Leaders of France’s National Rally (RN) which is also leading the polls in a challenge to President Emmanuel Macron, have also explicitly dismissed talk they could ape Britain’s departure when unveiling the party manifesto in March.

“Our Macronist opponents accuse us… of being in favour of a Frexit, of wanting to take power so as to leave the EU,” party leader Jordan Bardella said.

But citing EU nations where the RN’s ideological stablemates are scoring political wins or in power, he added: “You don’t leave the table when you’re about to win the game.”

READ ALSO: What’s at stake in the 2024 European parliament elections?

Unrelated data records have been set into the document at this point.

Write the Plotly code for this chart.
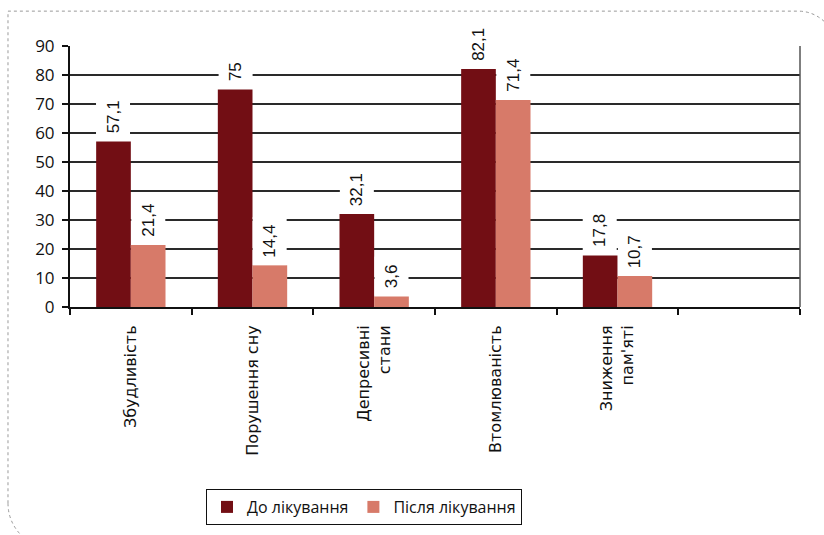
import plotly.graph_objects as go

categories = ["Збудливість", "Порушення сну", "Депресивні<br>стани", "Втомлюваність", "Зниження<br>пам'яті"]
all_categories = categories + [" "]
before = [57.1, 75, 32.1, 82.1, 17.8]
after = [21.4, 14.4, 3.6, 71.4, 10.7]
series_names = ["До лікування", "Після лікування"]
y_ticks = [0, 10, 20, 30, 40, 50, 60, 70, 80, 90]

W, H = 824, 535
L, R, T, B = 70, 24, 46, 227
PW, PH = W - L - R, H - T - B

def px(X):
    return (X - L) / PW

def py(Y):
    return (H - B - Y) / PH

DARK = "#720E14"
LIGHT = "#D77A69"

fig = go.Figure()
fig.add_trace(go.Bar(x=categories, y=before, name=series_names[0], marker_color=DARK, marker_line_width=0))
fig.add_trace(go.Bar(x=categories, y=after, name=series_names[1], marker_color=LIGHT, marker_line_width=0))

def fmt(v):
    s = ("%g" % v).replace(".", ",")
    return s

annotations = []
for vals, shift in ((before, -17.4), (after, 17.4)):
    for c, v in zip(categories, vals):
        annotations.append(dict(
            x=c, y=v, xref="x", yref="y", text=fmt(v), showarrow=False,
            textangle=-90, xanchor="center", yanchor="bottom", xshift=shift, yshift=0,
            font=dict(family="Liberation Sans, Arial", size=17, color="#111"),
            bgcolor="white", borderpad=7,
        ))

shapes = [
    # right border of plot area
    dict(type="line", xref="paper", yref="paper", x0=1, x1=1, y0=0, y1=1,
         line=dict(color="#555", width=1.5)),
    # dotted outer frame
    dict(type="path", xref="paper", yref="paper",
         path=("M %f,%f L %f,%f L %f,%f Q %f,%f %f,%f M %f,%f Q %f,%f %f,%f" % (
             px(8), py(505), px(8), py(11), px(798), py(11),
             px(818), py(11), px(832), py(30),
             px(8), py(505), px(8), py(525), px(24), py(540))),
         line=dict(color="#9a9a9a", width=1, dash="dot")),
]

fig.update_layout(
    width=W, height=H,
    margin=dict(l=L, r=R, t=T, b=B, pad=0),
    paper_bgcolor="white", plot_bgcolor="white",
    barmode="group", bargap=0.43, bargroupgap=0,
    showlegend=True,
    legend=dict(orientation="h", x=px(206), y=py(489), xanchor="left", yanchor="top",
                bordercolor="#111", borderwidth=1, bgcolor="white",
                font=dict(family="Open Sans", size=16, color="#111"),
                itemwidth=30, traceorder="normal"),
    annotations=annotations,
    shapes=shapes,
    xaxis=dict(type="category", categoryorder="array", categoryarray=all_categories,
               tickangle=-90, tickson="boundaries", ticks="outside", ticklen=6, tickwidth=2,
               tickcolor="#111", showline=True, linecolor="#111", linewidth=2,
               tickfont=dict(family="DejaVu Sans", size=16, color="#111"),
               ticklabelstandoff=10,
               showgrid=False, range=[-0.5, 5.5], fixedrange=True),
    yaxis=dict(range=[0, 90], tickvals=y_ticks, ticks="outside", ticklen=6, tickwidth=2,
               tickcolor="#111", showline=True, linecolor="#111", linewidth=2,
               showgrid=True, gridcolor="#2a2a2a", gridwidth=1.5,
               tickfont=dict(family="Open Sans", size=17, color="#111"),
               zeroline=False, ticklabelstandoff=4),
)

fig.write_html("out.html")
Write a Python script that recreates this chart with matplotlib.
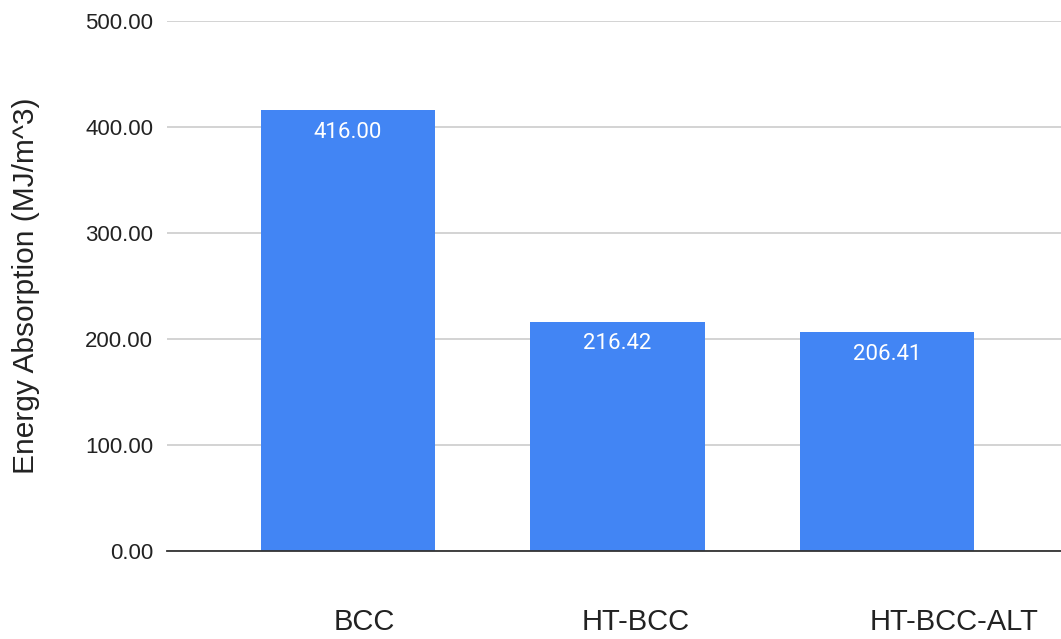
import matplotlib
matplotlib.use("Agg")
import matplotlib.pyplot as plt
from matplotlib.transforms import blended_transform_factory

categories = ["BCC", "HT-BCC", "HT-BCC-ALT"]
values = [416.00, 216.42, 206.41]
yticks = [0, 100, 200, 300, 400, 500]
label_shift = [0.06, 0.067, 0.25]

bar_color = "#4285F4"

fig = plt.figure(figsize=(10.61, 6.39), dpi=100)
ax = fig.add_axes([167 / 1061, 88 / 639, 894 / 1061, 530 / 639])

x = list(range(len(categories)))
ax.bar(x, values, width=0.646, color=bar_color, zorder=3)

ax.set_xlim(-0.672, 2.646)
ax.set_ylim(0, 500)
ax.set_yticks(yticks)
ax.set_yticklabels([f"{v:.2f}" for v in yticks], fontsize=16,
                   family="Liberation Sans", color="#222222")
ax.tick_params(axis="y", length=0, pad=10)
ax.set_xticks([])

ax.grid(axis="y", color="#cccccc", linewidth=1.2, zorder=0)
for side in ["top", "right", "left"]:
    ax.spines[side].set_visible(False)
ax.spines["bottom"].set_color("#333333")
ax.spines["bottom"].set_linewidth(1.3)
ax.spines["bottom"].set_zorder(4)

ax.set_ylabel("Energy Absorption (MJ/m^3)", fontsize=21.5,
              family="Liberation Sans", color="#222222")
ax.yaxis.set_label_coords(-0.142, 0.5)

# value labels inside the top of each bar
for xi, v in zip(x, values):
    ax.annotate(f"{v:.2f}", (xi, v), xytext=(0, -16), textcoords="offset points",
                ha="center", va="center", color="white", fontsize=16,
                family="Roboto", zorder=5)

# category names below the axis
trans = blended_transform_factory(ax.transData, fig.transFigure)
for xi, name, s in zip(x, categories, label_shift):
    ax.text(xi + s, (639 - 622) / 639, name, transform=trans, ha="center",
            va="center", fontsize=21, family="Liberation Sans", color="#222222")

fig.savefig("out.png", dpi=100, facecolor="white")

Bardella, 28, who took over the party leadership from Marine Le Pen in 2021, is one of France’s most popular politicians.

The June poll is seen as a key milestone ahead of France’s next presidential election in 2027, when Le Pen, who lead’s RN’s MPs, is expected to mount a fourth bid for the top job.

Dexit, maybe later

The co-leader of the far-right Alternative for Germany (AfD) party, Alice Weidel, said in January 2024 that the United Kingdom’s Brexit referendum was an example to follow for the EU’s most populous country.

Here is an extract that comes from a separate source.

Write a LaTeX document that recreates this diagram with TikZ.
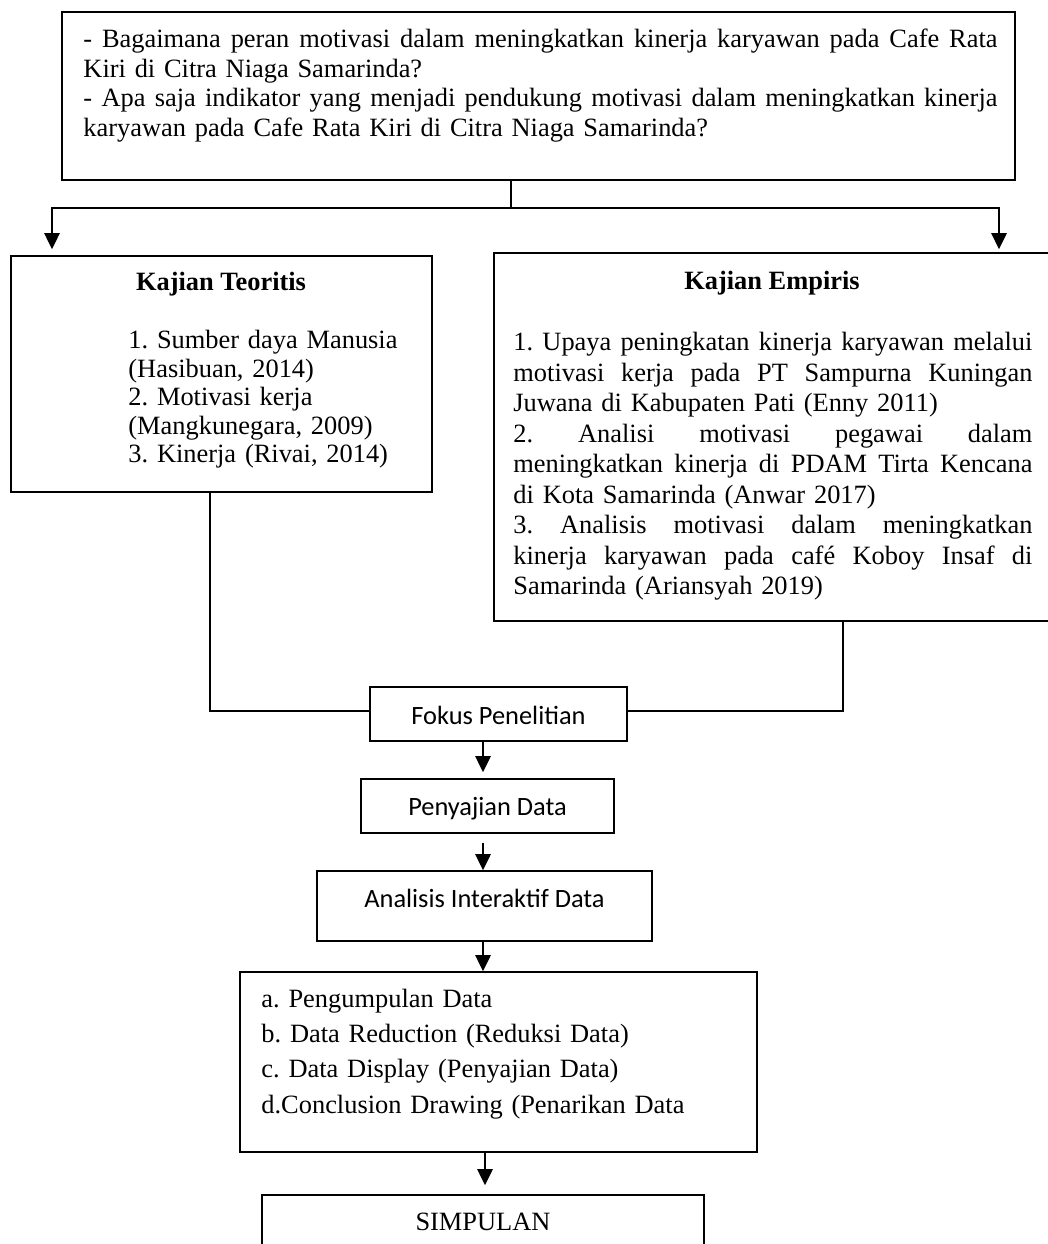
\documentclass[tikz,border=0pt]{standalone}
\usepackage{fontspec}
\setmainfont{Liberation Serif}
\newfontfamily\calib{Carlito}
\usetikzlibrary{arrows.meta,fit}
\def\pxu{0.4545pt}
\newcommand\jline[1]{\leavevmode\hbox to \hsize{\spaceskip=0.25em plus 1fil\relax #1}}
\frenchspacing
\begin{document}
\frenchspacing
\begin{tikzpicture}[x=0.4545pt,y=-0.4545pt,
  box/.style={draw, line width=0.75pt, inner sep=0pt, fit={#1}},
  conn/.style={line width=0.75pt},
  arr/.style={line width=0.75pt, -{Triangle[length=7.3pt,width=7pt]}},
  txt/.style={inner sep=0pt, anchor=base west, align=left},
  ctxt/.style={inner sep=0pt, anchor=base},
  serif12/.style={font=\frenchspacing\fontsize{12}{#1}\selectfont},
  sans12/.style={font=\calib\fontsize{12}{14}\selectfont},
]
\useasboundingbox (0,0) rectangle (1048,1244);
\clip (0,0) rectangle (1048,1244);

% boxes
\node[box={(62,12) (1015,180)}] (top) {};
\node[box={(11,256) (432,492)}] (teo) {};
\node[box={(494,253) (1070,621)}] (emp) {};
\node[box={(370,687) (627,741)}] (fokus) {};
\node[box={(361,779) (614,833)}] (peny) {};
\node[box={(317,871) (652,941)}] (anal) {};
\node[box={(240,972) (757,1152)}] (list) {};
\node[box={(262,1195) (704,1290)}] (simp) {};

% texts
\node[txt, serif12=13.4, text width=914*\pxu] (toptext) at (83,48) {%
\jline{- Bagaimana peran motivasi dalam meningkatkan kinerja karyawan pada Cafe Rata}\\
Kiri di Citra Niaga Samarinda?\\
\jline{- Apa saja indikator yang menjadi pendukung motivasi dalam meningkatkan kinerja}\\
karyawan pada Cafe Rata Kiri di Citra Niaga Samarinda?};

\node[ctxt, serif12=14] (teotitle) at (221,291) {\textbf{Kajian Teoritis}};
\node[txt, serif12=12.95, text width=300*\pxu] (teotext) at (128,349) {%
1. Sumber daya Manusia\\
(Hasibuan, 2014)\\
2. Motivasi kerja\\
(Mangkunegara, 2009)\\
3. Kinerja (Rivai, 2014)};

\node[ctxt, serif12=14] (emptitle) at (772,290) {\textbf{Kajian Empiris}};
\node[txt, serif12=13.86, text width=519*\pxu] (emptext) at (513,351) {%
\jline{1. Upaya peningkatan kinerja karyawan melalui}\\
\jline{motivasi kerja pada PT Sampurna Kuningan}\\
Juwana di Kabupaten Pati (Enny 2011)\\
\jline{2. Analisi motivasi pegawai dalam}\\
\jline{meningkatkan kinerja di PDAM Tirta Kencana}\\
di Kota Samarinda (Anwar 2017)\\
\jline{3. Analisis motivasi dalam meningkatkan}\\
\jline{kinerja karyawan pada café Koboy Insaf di}\\
Samarinda (Ariansyah 2019)};

\node[ctxt, sans12] (fokustext) at (498.5,724) {Fokus Penelitian};
\node[ctxt, sans12] (penytext) at (487.5,815) {Penyajian Data};
\node[ctxt, sans12] (analtext) at (484.5,907) {Analisis Interaktif Data};

\node[txt, serif12=16.1, text width=490*\pxu] (listtext) at (261,1007) {%
a. Pengumpulan Data\\
b. Data Reduction (Reduksi Data)\\
c. Data Display (Penyajian Data)\\
d.Conclusion Drawing (Penarikan Data};

\node[ctxt, serif12=14] (simptext) at (483,1230) {SIMPULAN};

% connector helpers
\coordinate (split) at (511,208);
\coordinate (lturn) at (52,208);
\coordinate (rturn) at (999,208);
\coordinate (lx) at (210,711);
\coordinate (rx) at (843,711);
\coordinate (ax) at (483,0);
\coordinate (ax2) at (485,0);

% connectors
\draw[conn] (top.south -| split) -- (split);
\draw[arr, shorten >=6*\pxu] (split) -- (lturn) -- (lturn |- teo.north);
\draw[arr, shorten >=3*\pxu] (split) -- (rturn) -- (rturn |- emp.north);
\draw[conn] (lx |- teo.south) -- (lx) -- (fokus.west |- lx);
\draw[conn] (rx |- emp.south) -- (rx) -- (fokus.east |- rx);
\draw[arr, shorten >=6*\pxu] (fokus.south -| ax) -- (peny.north -| ax);
\draw[arr, shorten <=9*\pxu] (peny.south -| ax) -- (anal.north -| ax);
\draw[arr] (anal.south -| ax) -- (list.north -| ax);
\draw[arr, shorten >=9*\pxu] (list.south -| ax2) -- (simp.north -| ax2);
\end{tikzpicture}
\end{document}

Weidel said the party, currently Germany’s second most popular, wanted to reform EU institutions to curb the power of the European Commission and address what she saw as a democratic deficit.

But if the changes sought by the AfD could not be realised, “we could have a referendum on ‘Dexit’ – a German exit from the EU”, she said.

The AfD which has recently seen a significant drop in support as it contends with various controversies, had previously downgraded a “Dexit” scenario to a “last resort”.

READ ALSO: ‘Wake-up call’: Far-right parties set to make huge gains in 2024 EU elections

Fixit, Swexit, Polexit…

Elsewhere the eurosceptic Finns Party, which appeals overwhelmingly to male voters, sees “Fixit” as a long-term goal.

The Sweden Democrats (SD) leader Jimmie Åkesson and leading MEP Charlie Weimers said in February in a press op ed that “Sweden is prepared to leave as a last resort”.

Once in favour of a “Swexit”, the party, which props up the government of Prime Minister Ulf Kristersson, in 2019 abandoned the idea of leaving the EU due to a lack of public support.

In November 2023 thousands of far-right supporters in the Polish capital Warsaw called for a “Polexit”.